Hopps, who had previously written for animated series such as Buzz Lightyear of Star Command, Justice League, and Darkwing Duck, researched for the episode by re-reading every comic book that featured Green Goblin. Hopps notes that "you might consider him [Green Goblin] crazed, but he's truly brilliant and has thought things out far in advance. He's always several steps ahead of where you think he is. So while I'm writing Goblin, I'm always trying to keep in mind where he's going next". While penning the fight sequence between Goblin and Spider-Man, Hopps paid close attention to brawls detailed in "Catalysts" in order to better grasp "how we could make it different and really up the stakes".

The episode served as the conclusion of the Green Goblin storyline for the first season that started with "Catalysts". In the climax, Spider-Man supposedly discovers that Harry has been the Goblin the whole time after stealing the experimental Goblin formula from OsCorp. The second season finale, "Final Curtain", would disprove this revelation and explain that Norman was in fact the actual Green Goblin and he had pitted the blame on his son after learning he had been taking the formula secretly. The episode also revealed that the Chameleon had been impersonating Norman so he could secretly be the Goblin without raising suspicion. The writers had planned the revelation since the series began.

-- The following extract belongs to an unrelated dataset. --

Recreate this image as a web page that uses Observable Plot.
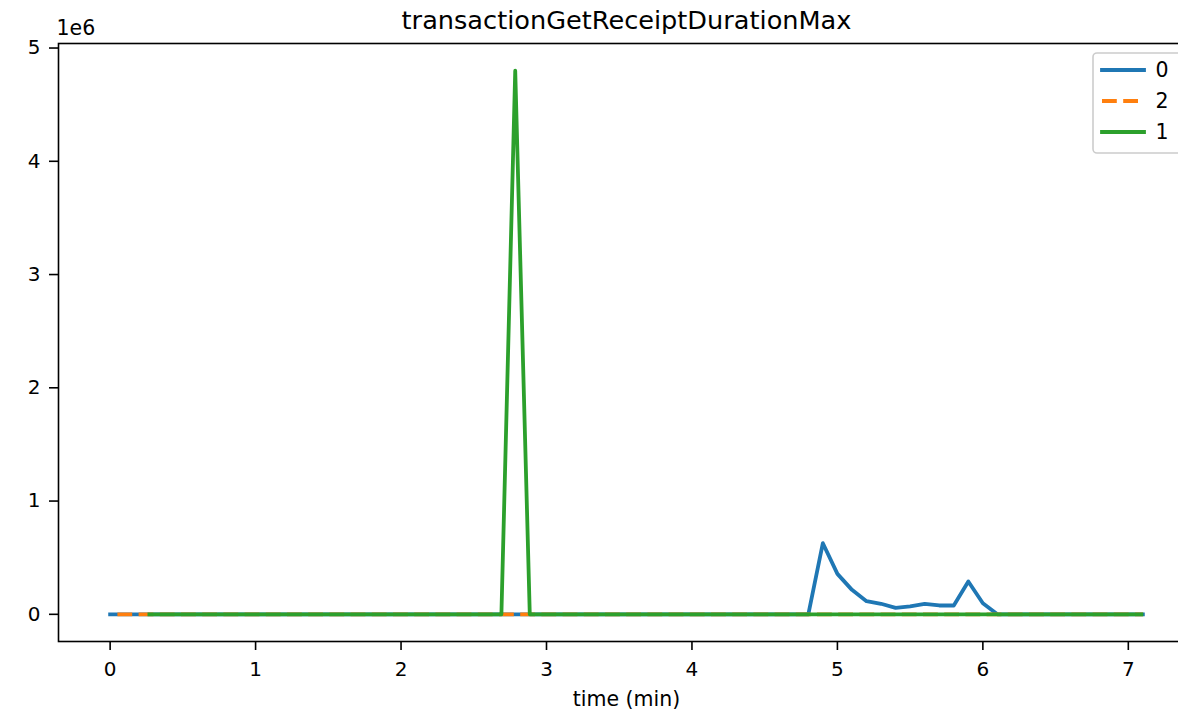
<!DOCTYPE html>
<html>
<head>
<meta charset="utf-8">
<script src="https://cdn.jsdelivr.net/npm/d3@7"></script>
<script src="https://cdn.jsdelivr.net/npm/@observablehq/plot@0.6"></script>
<style>
  html, body { margin: 0; padding: 0; background: white; }
  #chart svg [aria-label*="axis"] path,
  #chart svg [aria-label*="axis"] line { stroke-width: 1.6px; }
</style>
</head>
<body>
<div id="chart"></div>
<script>
// ---- data ----
const chartTitle = "transactionGetReceiptDurationMax";
const xLabel = "time (min)";
const seriesNames = ["0", "2", "1"];
const seriesColors = ["#1f77b4", "#ff7f0e", "#2ca02c"];

// series "0" (blue)
const time0 = [0, 4.8, 4.9, 5.0, 5.1, 5.2, 5.3, 5.4, 5.5, 5.6, 5.7, 5.8, 5.9, 6.0, 6.1, 7.1];
const value0 = [0, 0, 628000, 357000, 216000, 116000, 93000, 57000, 71000, 93000, 78000, 78000, 290000, 98000, 0, 0];
// series "2" (orange, dashed) — flat at zero
const time2 = [0.05, 7.1];
const value2 = [0, 0];
// series "1" (green)
const time1 = [0.27, 2.69, 2.785, 2.885, 7.09];
const value1 = [0, 0, 4800000, 0, 0];

const xTicks = [0, 1, 2, 3, 4, 5, 6, 7];
const yTicks = [0, 1e6, 2e6, 3e6, 4e6, 5e6];
const yExponentLabel = "1e6";

const toRows = (t, v) => t.map((d, i) => ({time: d, value: v[i]}));
const rows0 = toRows(time0, value0);
const rows2 = toRows(time2, value2);
const rows1 = toRows(time1, value1);

const font = "DejaVu Sans";

const svg = Plot.plot({
  width: 1178,
  height: 713,
  marginLeft: 58,
  marginTop: 43,
  marginBottom: 72,
  marginRight: -16,
  style: {fontFamily: font, fontSize: "20px", color: "black", background: "white", overflow: "hidden", maxWidth: "none"},
  x: {domain: [-0.355, 7.455], ticks: xTicks, tickSize: 9, tickPadding: 11, label: null, tickFormat: d => String(d)},
  y: {domain: [-0.24e6, 5.04e6], ticks: yTicks, tickSize: 9, tickPadding: 9, label: null, tickFormat: d => String(d / 1e6)},
  marks: [
    Plot.line(rows0, {x: "time", y: "value", stroke: seriesColors[0], strokeWidth: 3.8, strokeLinecap: "square", strokeLinejoin: "round"}),
    Plot.line(rows2, {x: "time", y: "value", stroke: seriesColors[1], strokeWidth: 3.8, strokeLinecap: "butt", strokeDasharray: "14.8 6.4"}),
    Plot.line(rows1, {x: "time", y: "value", stroke: seriesColors[2], strokeWidth: 3.8, strokeLinecap: "square", strokeLinejoin: "round"}),
    Plot.frame({stroke: "black", strokeWidth: 1.6}),
    Plot.text([chartTitle], {text: d => d, frameAnchor: "top", lineAnchor: "bottom", dy: -15, fontSize: 25.6, fill: "black"}),
    Plot.text([yExponentLabel], {text: d => d, frameAnchor: "top-left", textAnchor: "start", lineAnchor: "bottom", dx: -2, dy: -9, fontSize: 20.5, fill: "black"}),
    Plot.text([xLabel], {text: d => d, frameAnchor: "bottom", lineAnchor: "bottom", dy: 64, fontSize: 20.5, fill: "black"})
  ]
});

document.getElementById("chart").appendChild(svg);

// ---- legend (matplotlib style, upper right, partly cropped) ----
const lg = d3.select(svg).append("g").attr("class", "legend");
lg.append("rect")
  .attr("x", 1093).attr("y", 53).attr("width", 110).attr("height", 100)
  .attr("rx", 4).attr("ry", 4)
  .attr("fill", "white").attr("fill-opacity", 0.8)
  .attr("stroke", "#cccccc").attr("stroke-width", 1.6);
const rowY = [70, 101, 132];
seriesNames.forEach((name, i) => {
  const dashed = name === "2";
  lg.append("line")
    .attr("x1", 1102).attr("x2", 1144)
    .attr("y1", rowY[i]).attr("y2", rowY[i])
    .attr("stroke", seriesColors[i])
    .attr("stroke-width", 3.8)
    .attr("stroke-linecap", dashed ? "butt" : "square")
    .attr("stroke-dasharray", dashed ? "14.8 6.4" : null);
  lg.append("text")
    .attr("x", 1162).attr("y", rowY[i]).attr("dy", "0.36em")
    .attr("font-family", font).attr("font-size", 20.5).attr("fill", "black")
    .text(name);
});
</script>
</body>
</html>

"The Uncertainty Principle" became available on the DVD The Spectacular Spider-Man, Volume 3, on March 17, 2009, alongside the episodes "Catalysts" and "Reaction". The volume featured episodes that detailed Green Goblin as a prominent character. "The Uncertainty Principle" also became available on the full season DVD box set entitled The Spectacular Spider-Man: The Complete First Season DVD Review, which featured every other episode of season one.

==Reception==

"This was an especially busy installment of Spectacular Spider-Man - It's amazing how much this show packs into 22 minutes."
— Eric Goldman,
IGN reviewer

"The Uncertainty Principle" received critical acclaim. Eric Goldman of IGN gave the episode an 8.8. ("Great") rating. He enjoyed Mary Jane's "sexy" vampire uniform and the large, three-way battle between Tombstone, Goblin, and Spider-Man, writing that it was "one hell of a fun fight" and "amazing". Goldman opted that the supposed reveal of Goblin's true identity could possibly be false based on the original comic book story and noted that Jonah's hatred of Spider-Man that was formed in the episode was "perhaps the most understandable and best way it's ever been portrayed before".

Writing for DVD Talk, reviewer Justin Felix considered setting the episode on Halloween to be "a nice touch". Tim Janson of Mania named it among the best episodes of the season, describing it as "a Halloween episode complete with a gothic setting". Ultimate Disney reviewer Luke Bonanno did not include the episode among his top five episodes of The Spectacular Spider-Man's first season, but "feel[s] obligated to point out that the uniform excellence of the lot [makes] this a challenging task".

Daniel Dockery of Cracked.com ranked it fourth on his list of "The 5 Best Halloween Episodes You Should Watch Tonight." He felt it "broke with the established formula and gave us a more thoughtful Halloween episode," and described the Green Goblin as "a playful and sadistic jerk." Daniel Dockery of Vulture praised the creators for combining the mystery of who the Green Goblin was with Harry's drug addiction to "maintain the intrigue when the audience already anticipated the scream."